Miriam, you say there there are plenty of temptations and few consequences.....
Well, the consequence of seeking medical treatment shouldn't be a state investigation. The consequence of an STD can be pretty devastating.
Whether you agree with it or not...the result of the change in the interpretation of the law will be young women not receiving care for STDs, not receiving birth control, and not receiving annual paps. Who are most at risk for dying of cervical cancer? Women who haven't received a pap in 5 years or more. Your insurance premiums and taxes will be paying for expensive therapies that could have been prevented with routine health care. Paying for prenatal care, birth, and follow up for teen moms is a hell of alot more expensive than supplying them with information and birth control. The care for STDs that have gone untreated is awful.
I once cared for a man who had syphillis...for ten years. He had been infected, didn't seek treatment, later married, infected his wife (she didn't know until later).
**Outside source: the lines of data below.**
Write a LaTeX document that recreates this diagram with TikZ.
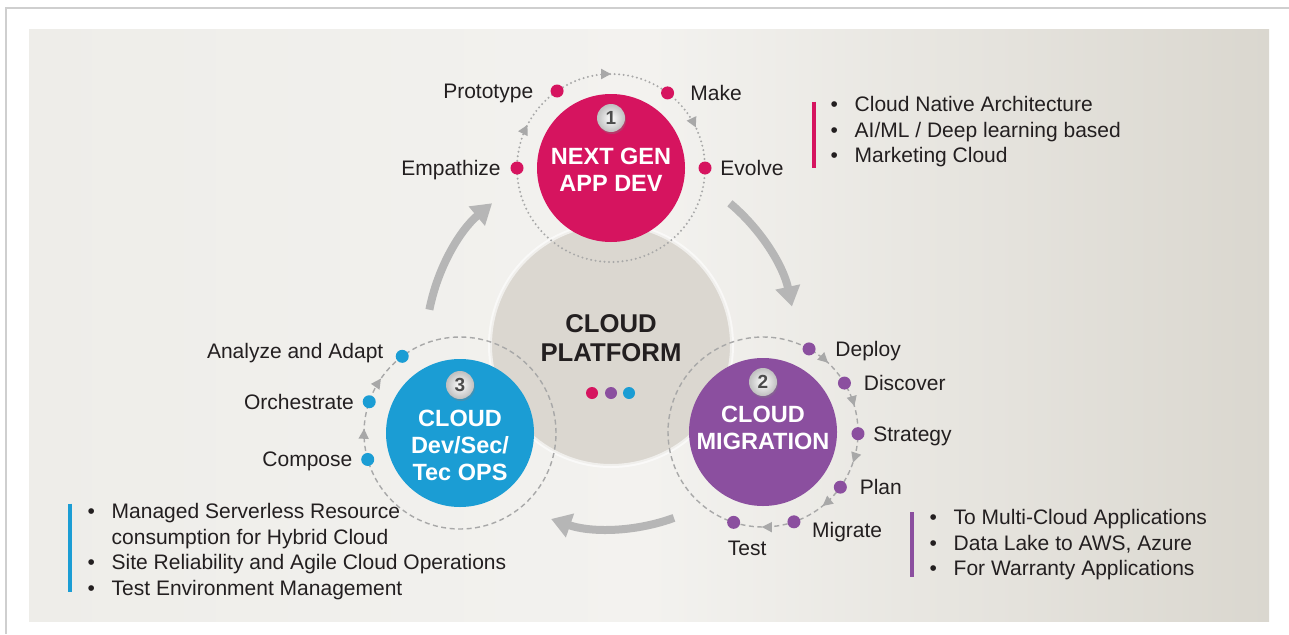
\documentclass[tikz,border=0pt]{standalone}
\usepackage{fontspec}
\setmainfont{Liberation Sans}
\usetikzlibrary{positioning,arrows.meta,decorations.markings,shadows}

\definecolor{pinkc}{HTML}{D6145F}
\definecolor{purplec}{HTML}{8B4F9F}
\definecolor{bluec}{HTML}{1B9DD4}
\definecolor{ringc}{HTML}{A8A8A8}
\definecolor{arrowc}{HTML}{B6B6B6}
\definecolor{platc}{HTML}{DBD7D0}
\definecolor{txt}{HTML}{231F20}
\definecolor{framec}{HTML}{CFCFCF}
\definecolor{bgl}{HTML}{EEEDE9}
\definecolor{bgm}{HTML}{F3F2EF}
\definecolor{bgr}{HTML}{DAD7CF}

\newcommand{\blitem}[1]{\makebox[24pt][l]{\textbullet}#1}

\tikzset{
  hub/.style={circle, fill=#1, inner sep=0pt, minimum size=148pt},
  ringdot/.style={circle, fill=#1, inner sep=0pt, minimum size=13pt},
  lbl/.style={font=\fontsize{21}{25}\selectfont, text=txt, inner sep=0pt, text height=15pt, text depth=0pt},
  hubtitle/.style={font=\fontsize{23.5}{27}\selectfont\bfseries, text=white, align=center, inner sep=0pt},
  badge/.style={circle, inner sep=0pt, minimum size=28pt, inner color=white, outer color=black!25,
    drop shadow={opacity=.35, shadow xshift=1pt, shadow yshift=-2pt},
    font=\fontsize{19}{19}\selectfont\bfseries, text=black!70},
  blist/.style={font=\fontsize{21}{25.5}\selectfont, text=txt, align=left, inner sep=0pt, anchor=north west},
  bar/.style={line width=3.5pt, draw=#1},
  dashring/.style={draw=ringc, line width=1.4pt, dash pattern=on 5pt off 3.5pt},
  dotring/.style={draw=ringc, line width=2.2pt, dash pattern=on 0pt off 4.5pt, line cap=round},
  turn/.style={draw=arrowc, line width=8pt, -{Triangle[length=20pt,width=24pt]}}
}

\begin{document}
\begin{tikzpicture}[x=1pt,y=1pt]
\useasboundingbox (0,0) rectangle (1289,-634);
\draw[framec, line width=2pt] (1289,-8) -- (6,-8) -- (6,-634);
\shade[left color=bgl, right color=bgr, middle color=bgm] (29,-30) rectangle (1269,-621);

\node[circle, fill=platc, draw=white, draw opacity=.6, line width=4pt, minimum size=242pt] (platform) at (611,-345) {};
\node[font=\fontsize{25.7}{29}\selectfont\bfseries, text=txt, align=center, inner sep=0pt] (plattitle)
  at ([yshift=6.5pt]platform.center) {CLOUD\\PLATFORM};
\node[ringdot=pinkc, minimum size=12pt] (pdot1) at ([shift={(-19pt,-48pt)}]platform.center) {};
\node[ringdot=purplec, minimum size=12pt] (pdot2) at ([yshift=-48pt]platform.center) {};
\node[ringdot=bluec, minimum size=12pt] (pdot3) at ([shift={(18pt,-48pt)}]platform.center) {};

\coordinate (c1) at (611,-168);
\coordinate (c2) at (763,-432);
\coordinate (c3) at (460,-433);

\draw[dotring, postaction={decorate}, decoration={markings,
  mark=at position 0.071 with {\arrowreversed{Triangle[length=10pt,width=10pt]}},
  mark=at position 0.25 with {\arrowreversed{Triangle[length=10pt,width=10pt]}},
  mark=at position 0.424 with {\arrowreversed{Triangle[length=10pt,width=10pt]}}}] (c1) circle[radius=94pt];
\draw[dashring, postaction={decorate}, decoration={markings,
  mark=at position 0.044 with {\arrowreversed{Triangle[length=10pt,width=10pt]}},
  mark=at position 0.130 with {\arrowreversed{Triangle[length=10pt,width=10pt]}},
  mark=at position 0.748 with {\arrowreversed{Triangle[length=10pt,width=10pt]}},
  mark=at position 0.858 with {\arrowreversed{Triangle[length=10pt,width=10pt]}},
  mark=at position 0.948 with {\arrowreversed{Triangle[length=10pt,width=10pt]}}}] (c2) circle[radius=95pt];
\draw[dashring, postaction={decorate}, decoration={markings,
  mark=at position 0.404 with {\arrowreversed{Triangle[length=10pt,width=10pt]}},
  mark=at position 0.493 with {\arrowreversed{Triangle[length=10pt,width=10pt]}}}] (c3) circle[radius=96pt];

\node[hub=pinkc] (appdev) at (c1) {};
\node[hub=purplec] (migration) at (c2) {};
\node[hub=bluec] (devops) at (c3) {};

\node[ringdot=pinkc] (emp) at ([shift={(180:94pt)}]c1) {};
\node[ringdot=pinkc] (proto) at ([shift={(125:94pt)}]c1) {};
\node[ringdot=pinkc] (make) at ([shift={(53:94pt)}]c1) {};
\node[ringdot=pinkc] (evolve) at ([shift={(0:94pt)}]c1) {};
\node[lbl, left=9.5pt of emp] (emplbl) {Empathize};
\node[lbl, left=17pt of proto] (protolbl) {Prototype};
\node[lbl, right=16pt of make] (makelbl) {Make};
\node[lbl, right=8.5pt of evolve] (evolvelbl) {Evolve};

\node[ringdot=purplec] (deploy) at ([shift={(61:95pt)}]c2) {};
\node[ringdot=purplec] (discover) at ([shift={(31:95pt)}]c2) {};
\node[ringdot=purplec] (strategy) at ([shift={(-1:95pt)}]c2) {};
\node[ringdot=purplec] (plan) at ([shift={(-35.5:95pt)}]c2) {};
\node[ringdot=purplec] (migrate) at ([shift={(-71:95pt)}]c2) {};
\node[ringdot=purplec] (test) at ([shift={(-108:95pt)}]c2) {};
\node[lbl, right=19.5pt of deploy] (deploylbl) {Deploy};
\node[lbl, right=12.5pt of discover] (discoverlbl) {Discover};
\node[lbl, right=8.5pt of strategy] (strategylbl) {Strategy};
\node[lbl, right=12.5pt of plan] (planlbl) {Plan};
\node[lbl, anchor=west] (migratelbl) at ([shift={(18pt,-8pt)}]migrate.center) {Migrate};
\node[lbl] (testlbl) at ([shift={(13.5pt,-25.5pt)}]test.center) {Test};

\node[ringdot=bluec] (compose) at ([shift={(196:96pt)}]c3) {};
\node[ringdot=bluec] (orch) at ([shift={(161:96pt)}]c3) {};
\node[ringdot=bluec] (adapt) at ([shift={(127:96pt)}]c3) {};
\node[lbl, left=8.5pt of compose] (composelbl) {Compose};
\node[lbl, left=8.5pt of orch] (orchlbl) {Orchestrate};
\node[lbl, left=12pt of adapt, yshift=5pt] (adaptlbl) {Analyze and Adapt};

\draw[turn] ([shift={(169:185pt)}]platform.center) arc[start angle=169, end angle=130, radius=185pt];
\draw[turn] ([shift={(50:185pt)}]platform.center) arc[start angle=50, end angle=12, radius=185pt];
\draw[turn] ([shift={(-70:184pt)}]platform.center) arc[start angle=-70, end angle=-109, radius=184pt];

\node[hubtitle] (apptitle) at ([yshift=-2pt]appdev.center) {NEXT GEN\\APP DEV};
\node[hubtitle] (migtitle) at ([yshift=4.5pt]migration.center) {CLOUD\\MIGRATION};
\node[hubtitle] (opstitle) at ([yshift=-12pt]devops.center) {CLOUD\\Dev/Sec/\\Tec OPS};
\node[badge] (badge1) at ([yshift=50pt]appdev.center) {1};
\node[badge] (badge2) at ([yshift=50pt]migration.center) {2};
\node[badge] (badge3) at ([yshift=48pt]devops.center) {3};

\node[blist] (applist) at (830.5,-96.5) {\blitem{Cloud Native Architecture}\\\blitem{AI/ML / Deep learning based}\\\blitem{Marketing Cloud}};
\node[blist] (miglist) at (929.5,-509.5) {\blitem{To Multi-Cloud Applications}\\\blitem{Data Lake to AWS, Azure}\\\blitem{For Warranty Applications}};
\node[blist] (opslist) at (87.5,-503.5) {\blitem{Managed Serverless Resource}\\\hspace*{24pt}consumption for Hybrid Cloud\\\blitem{Site Reliability and Agile Cloud Operations}\\\blitem{Test Environment Management}};
\draw[bar=pinkc] ([shift={(-16.5pt,-5pt)}]applist.north west) -- ([shift={(-16.5pt,-1pt)}]applist.south west);
\draw[bar=purplec] ([shift={(-17.5pt,-2.5pt)}]miglist.north west) -- ([shift={(-17.5pt,3pt)}]miglist.south west);
\draw[bar=bluec] ([shift={(-17.5pt,0pt)}]opslist.north west) -- ([shift={(-17.5pt,8pt)}]opslist.south west);
\end{tikzpicture}
\end{document}
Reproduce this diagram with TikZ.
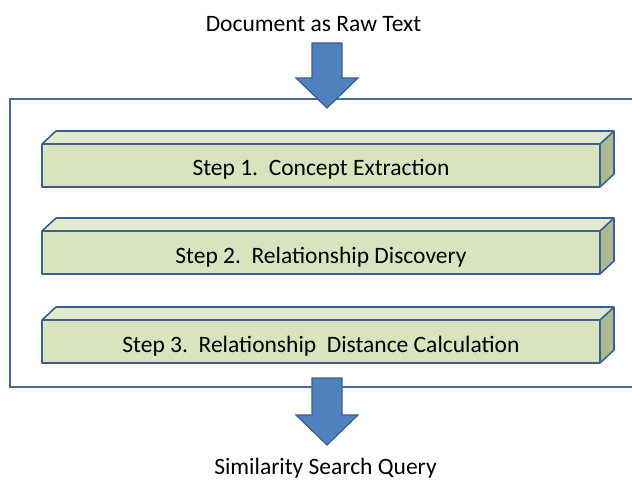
\documentclass[tikz,border=0pt]{standalone}
\usepackage{fontspec}
\setmainfont{Carlito}
\definecolor{arrowblue}{HTML}{4F81BD}
\definecolor{arrowedge}{HTML}{3A5F8E}
\definecolor{boxedge}{HTML}{3B5F8F}
\definecolor{frontface}{HTML}{D7E4BD}
\definecolor{topface}{HTML}{E1EACB}
\definecolor{sideface}{HTML}{ADB994}
\definecolor{frameedge}{HTML}{4A6C98}
\begin{document}
\begin{tikzpicture}[x=1pt,y=-1pt,
  bigarrow/.style={fill=arrowblue,draw=arrowedge,line width=1.2pt,line join=miter},
  face/.style={draw=boxedge,line width=1.6pt,line join=round},
  lbl/.style={font=\fontsize{23.5}{28}\selectfont,inner sep=0pt,anchor=base}]
\useasboundingbox (0,0) rectangle (632,481);
% frame
\draw[frameedge,line width=1.3pt] (640,99) -- (10,99) -- (10,387) -- (640,387);
% top label and arrow
\node[lbl] (src) at (313.5,32) {Document as Raw Text};
\draw[bigarrow] (312,43) -- (342,43) -- (342,78) -- (358,78) -- (327,108) -- (296,78) -- (312,78) -- cycle;
% steps
\foreach \y/\t/\n in {144/{Step 1.\ \ Concept Extraction}/s1, 231/{Step 2.\ \ Relationship Discovery}/s2, 320/{Step 3.\ \ Relationship\ \ Distance Calculation}/s3}{
  \fill[topface] (42,\y) -- (56,\y-13) -- (614,\y-13) -- (600,\y) -- cycle;
  \fill[sideface] (600,\y) -- (614,\y-13) -- (614,\y+30) -- (600,\y+43) -- cycle;
  \fill[frontface] (42,\y) rectangle (600,\y+43);
  \draw[face] (42,\y) -- (56,\y-13) -- (614,\y-13) -- (614,\y+30) -- (600,\y+43) -- (42,\y+43) -- cycle;
  \draw[face] (42,\y) -- (600,\y) -- (614,\y-13);
  \draw[face] (600,\y) -- (600,\y+43);
  \node[lbl] (\n) at (321,\y+32) {\t};
}
% bottom arrow and label
\draw[bigarrow] (312,378) -- (342,378) -- (342,415) -- (358,415) -- (327,445) -- (296,415) -- (312,415) -- cycle;
\node[lbl] (dst) at (325.5,474.5) {Similarity Search Query};
\end{tikzpicture}
\end{document}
When I took care of him, he was in the hospital's medical floor, after being initially admited to the mental health unit....because untreated syphillis can make you go insane. He was there because, at the age of 25, he started having mental illness problems that didn't respond to treatment. His wife left him, he couldn't work, he had to move in with his parents. Then one day they came home from work to find him covered with blood, and all their pets decapitated...the voices in his head had told him that they wouldn't kill him if he would kill the cats and the dog. In the mental health unit he had a reaction to a drug that sent him to the ICU, where they did a bunch of blood tests and discovered the syphillis. A simple round of antibiotics shortly after infection would have saved so much pain and suffering. This man will live for quite some time, and never on his own--he will probably be institutionalized until he dies. What are the costs, not only to tax payers and society, but also in terms of this poor man's life?
Do you really want the rates of syphillis, chlamydia and the like to increase? What about teen pregnancy? It just breaks my heart to think of some girl in pain from a sexually transmitted disease who is also scared to seek treatment because she is scared SRS is going to show up at her door and get her parents and family in trouble.
And well woman exams, as well as those exams that involve treatment of STDs are GREAT opportunities to discuss the consequences of sexual activity, as well as educate the girl about safe sexual activities and behaviours. We will lose this opportunity to have this discussion if the girls aren't even coming in, or if, during an annual physical when I ask a girl if she is sexually active and she lies and says no.
I'm sorry about your experiences with your own daughter, Miriam, I don't wish unhealthy relationships upon anyone. But I do think that everyone deserves good health care without the fear of state involvement. I have worked with too many teens over the years (and was a rebellious one myself once upon a time), and I don't see how this interpretation of the law is designed to be helpful. I do vividly see how it will harm young women. But I am a bleeding heart liberal (I readily admit that!!) who believes that even young women who are making poor choices deserve respect and access to good health care. Sometimes I'm like that to a fault, I know. But I just feel really strongly about health care access.